→ Directions for this task
Retype only what runs from the beginning of the data through the line with "const meanGdp1990 = 18.4;"; please omit the pictures and keep every line exact.

→ Raw data
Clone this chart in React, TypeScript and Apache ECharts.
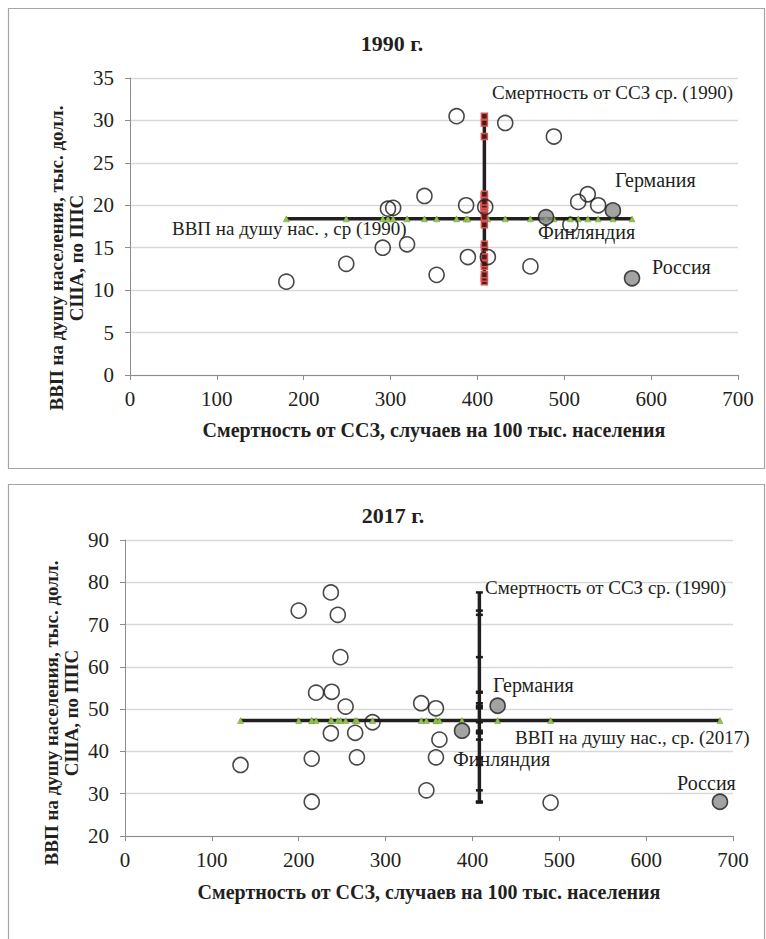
import React, { useEffect, useRef } from 'react';
import * as echarts from 'echarts';

// ---------- 1990 ----------
const mort1990 = [180, 249, 291, 297, 303, 319, 339, 353, 376, 387, 389, 409, 412, 432, 461, 488, 507, 516, 527, 539];
const gdp1990 = [11.0, 13.1, 15.0, 19.6, 19.7, 15.4, 21.1, 11.8, 30.5, 20.0, 13.9, 19.8, 13.9, 29.7, 12.8, 28.1, 17.7, 20.4, 21.3, 20.0];
const highlightNames = ['Германия', 'Финляндия', 'Россия'];
const highlightMort1990 = [556, 479, 578];
const highlightGdp1990 = [19.4, 18.6, 11.4];
const meanMort1990 = 408;
const meanGdp1990 = 18.4;

// ---------- 2017 ----------
const mort2017 = [133, 200, 215, 215, 220, 237, 237, 238, 245, 248, 254, 265, 267, 285, 341, 347, 358, 362, 358, 490];
const gdp2017 = [36.8, 73.3, 38.3, 28.1, 53.9, 77.6, 44.3, 54.1, 72.3, 62.3, 50.6, 44.4, 38.6, 46.9, 51.4, 30.8, 50.2, 42.8, 38.6, 27.9];
const highlightMort2017 = [429, 388, 685];
const highlightGdp2017 = [50.8, 44.9, 28.1];
const meanGdp2017 = 47.3;

// ---------- texts ----------
const titles = ['1990 г.', '2017 г.'];
const xTitle = 'Смертность от ССЗ, случаев на 100 тыс. населения';
const yTitle = 'ВВП на душу населения, тыс. долл.\nСША, по ППС';
const mortMeanLabel = 'Смертность от ССЗ ср. (1990)';
const gdpMeanLabel1990 = 'ВВП на душу нас. , ср (1990)';
const gdpMeanLabel2017 = 'ВВП на душу нас., ср. (2017)';

const FONT = 'Liberation Serif, Times New Roman, serif';
const TXT = '#231f20';
const LINE = '#231f20';

function pairs(xs: number[], ys: number[]) {
  return xs.map((x, i) => [x, ys[i]]);
}

function txt(x: number, y: number, text: string, size: number, opts: any = {}) {
  return {
    type: 'text',
    x,
    y,
    rotation: opts.rotation || 0,
    z: 50,
    style: {
      text,
      fontSize: size,
      fontWeight: opts.bold ? 'bold' : 'normal',
      fontFamily: FONT,
      fill: TXT,
      align: opts.align || 'left',
      verticalAlign: 'middle',
      textAlign: opts.align || 'left',
      textVerticalAlign: 'middle',
      lineHeight: opts.lineHeight,
    },
  };
}

export default function App() {
  const ref = useRef<HTMLDivElement>(null);

  useEffect(() => {
    if (!ref.current) return;
    const chart = echarts.init(ref.current, undefined, { renderer: 'svg' });

    const allMort1990 = [...mort1990, ...highlightMort1990];
    const allGdp1990 = [...gdp1990, ...highlightGdp1990];
    const allMort2017 = [...mort2017, ...highlightMort2017];
    const allGdp2017 = [...gdp2017, ...highlightGdp2017];

    const hLine1990 = [...allMort1990].sort((a, b) => a - b).map((x) => [x, meanGdp1990]);
    const vLine1990 = [...allGdp1990].sort((a, b) => a - b).map((y) => [meanMort1990, y]);
    const hLine2017 = [...allMort2017].sort((a, b) => a - b).map((x) => [x, meanGdp2017]);
    const vLine2017 = [...allGdp2017].sort((a, b) => a - b).map((y) => [meanMort1990, y]);

    const xAxisBase = (gridIndex: number) => ({
      type: 'value',
      gridIndex,
      min: 0,
      max: 700,
      interval: 100,
      axisLine: { show: true, lineStyle: { color: '#8c8c8c', width: 1 } },
      axisTick: { show: true, length: 5, lineStyle: { color: '#8c8c8c' } },
      splitLine: { show: false },
      axisLabel: { fontSize: 21, fontFamily: FONT, color: TXT, margin: 13 },
    });
    const yAxisBase = (gridIndex: number, min: number, max: number, interval: number) => ({
      type: 'value',
      gridIndex,
      min,
      max,
      interval,
      axisLine: { show: true, lineStyle: { color: '#8c8c8c', width: 1 } },
      axisTick: { show: true, length: 5, lineStyle: { color: '#8c8c8c' } },
      splitLine: { show: true, lineStyle: { color: '#d9d9d9', width: 1.3 } },
      axisLabel: { fontSize: 21, fontFamily: FONT, color: TXT, margin: 16 },
    });

    const hLineSeries = (idx: number, data: number[][]) => ({
      type: 'line',
      xAxisIndex: idx,
      yAxisIndex: idx,
      data,
      lineStyle: { color: LINE, width: 3.5 },
      symbol: 'triangle',
      symbolSize: 6,
      itemStyle: { color: '#93c04e', borderColor: '#6f9a33', borderWidth: 0.5 },
      z: 2,
    });
    const vLineSeries = (idx: number, data: number[][], red: boolean) => ({
      type: 'line',
      xAxisIndex: idx,
      yAxisIndex: idx,
      data,
      lineStyle: { color: LINE, width: 3.5 },
      symbol: 'rect',
      symbolSize: red ? 6 : [7, 2.5],
      itemStyle: red
        ? { color: '#4a1c1c', borderColor: '#d9534f', borderWidth: 1.5 }
        : { color: '#1a1a1a' },
      z: 2,
    });
    const openSeries = (idx: number, data: number[][]) => ({
      type: 'scatter',
      xAxisIndex: idx,
      yAxisIndex: idx,
      data,
      symbol: 'circle',
      symbolSize: 15,
      itemStyle: { color: 'rgba(255,255,255,0)', borderColor: '#1a1a1a', borderWidth: 1.6 },
      z: 3,
    });
    const grayData = (xs: number[], ys: number[]) =>
      xs.map((x, i) => ({ name: highlightNames[i], value: [x, ys[i]] }));
    const graySeries = (idx: number, data: any[]) => ({
      type: 'scatter',
      xAxisIndex: idx,
      yAxisIndex: idx,
      data,
      symbol: 'circle',
      symbolSize: 15,
      itemStyle: { color: '#8c8c8c', borderColor: '#1a1a1a', borderWidth: 1.6 },
      z: 4,
    });

    const option: any = {
      animation: false,
      backgroundColor: '#ffffff',
      grid: [
        { left: 130, top: 78, width: 608, height: 297 },
        { left: 125, top: 540, width: 608, height: 296 },
      ],
      xAxis: [xAxisBase(0), xAxisBase(1)],
      yAxis: [yAxisBase(0, 0, 35, 5), yAxisBase(1, 20, 90, 10)],
      series: [
        hLineSeries(0, hLine1990),
        vLineSeries(0, vLine1990, true),
        openSeries(0, pairs(mort1990, gdp1990)),
        graySeries(0, grayData(highlightMort1990, highlightGdp1990)),
        hLineSeries(1, hLine2017),
        vLineSeries(1, vLine2017, false),
        openSeries(1, pairs(mort2017, gdp2017)),
        graySeries(1, grayData(highlightMort2017, highlightGdp2017)),
      ],
      graphic: [
        {
          type: 'rect',
          shape: { x: 8.5, y: 8.5, width: 756, height: 460 },
          style: { fill: 'none', stroke: '#a6a6a6', lineWidth: 1.2 },
          z: 0,
        },
        {
          type: 'rect',
          shape: { x: 8.5, y: 484.5, width: 756, height: 480 },
          style: { fill: 'none', stroke: '#a6a6a6', lineWidth: 1.2 },
          z: 0,
        },
        txt(392, 43, titles[0], 22, { bold: true, align: 'center' }),
        txt(393, 515, titles[1], 22, { bold: true, align: 'center' }),
        txt(434, 430, xTitle, 20, { bold: true, align: 'center' }),
        txt(429, 892, xTitle, 20, { bold: true, align: 'center' }),
        txt(66, 258, yTitle, 19, { bold: true, align: 'center', rotation: Math.PI / 2, lineHeight: 20 }),
        txt(61, 713, yTitle, 19, { bold: true, align: 'center', rotation: Math.PI / 2, lineHeight: 20 }),
        // 1990 annotations
        txt(733, 92, mortMeanLabel, 19, { align: 'right' }),
        txt(172, 228, gdpMeanLabel1990, 19),
        txt(615, 180, highlightNames[0], 20),
        txt(538, 232, highlightNames[1], 20),
        txt(652, 267, highlightNames[2], 20),
        // 2017 annotations
        txt(485, 587, mortMeanLabel, 19),
        txt(493, 685, highlightNames[0], 20),
        txt(515, 737, gdpMeanLabel2017, 19),
        txt(453, 759, highlightNames[1], 20),
        txt(677, 783, highlightNames[2], 20),
      ],
    };

    chart.setOption(option);
    return () => chart.dispose();
  }, []);

  return (
    <div
      ref={ref}
      style={{ position: 'absolute', left: 0, top: 0, width: 766, height: 939, background: '#fff' }}
    />
  );
}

→ Exercise output
Clone this chart in React, TypeScript and Apache ECharts.
import React, { useEffect, useRef } from 'react';
import * as echarts from 'echarts';

// ---------- 1990 ----------
const mort1990 = [180, 249, 291, 297, 303, 319, 339, 353, 376, 387, 389, 409, 412, 432, 461, 488, 507, 516, 527, 539];
const gdp1990 = [11.0, 13.1, 15.0, 19.6, 19.7, 15.4, 21.1, 11.8, 30.5, 20.0, 13.9, 19.8, 13.9, 29.7, 12.8, 28.1, 17.7, 20.4, 21.3, 20.0];
const highlightNames = ['Германия', 'Финляндия', 'Россия'];
const highlightMort1990 = [556, 479, 578];
const highlightGdp1990 = [19.4, 18.6, 11.4];
const meanMort1990 = 408;
const meanGdp1990 = 18.4;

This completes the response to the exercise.